When I told her about the incident with the drunk man and his dollar bill she laughed at me.
“Well, what’s there to be mad at? He wasn’t giving you a dollar anyway,” she said. “He was giving it to that little girl for candy. She didn’t get mad about it. If somebody offers you a dollar you take it.”
Java laughed again.
“This little guy Shorty at the Community Kitchen one time stuck his finger in my back like he was trying to rob me and says, ‘Give me all your money.’ And I was thinking like, ‘Heck, I got a bunch of pennies I don’t even like carrying around.’ And I said, ‘OK! Here! I’ll gladly give you all my money.’ I go to give it to him and he don’t want to take it. Now that’s pretty pitiful when you’re getting robbed and then they change their mind.

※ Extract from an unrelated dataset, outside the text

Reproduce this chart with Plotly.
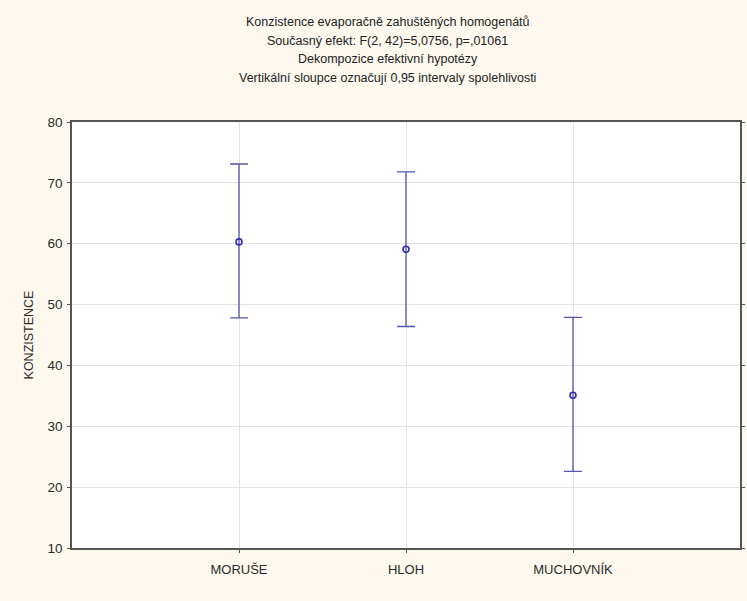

“Anyway. It was funny. He finally took them, though. I kind of shamed him into taking them. Lousy little robber, didn’t even want to take the money.”
At the Department of Social Services, Al Tucker notes that $1 million in stimulus funds helped many people last year, but that money was gone. Director Camilla Bibbs-Lee says that of the 14,000 families aided last year, many do not fit stereotypes. They are newly unemployed, helping elderly parents, people who are afraid they will lose their homes or apartments. Many just need assistance to pay their lighting or heating bills. They are, in fact, the working poor next door.
“This is not one agency’s problem,” she says. “Innovative ideas are needed to break the cycle. For-profit, nonprofit and government sectors need to work together…we need to change to a model geared to successful outcomes.”
In the meantime, in between time…is it your problem? Is it our problem? Time to find the answer.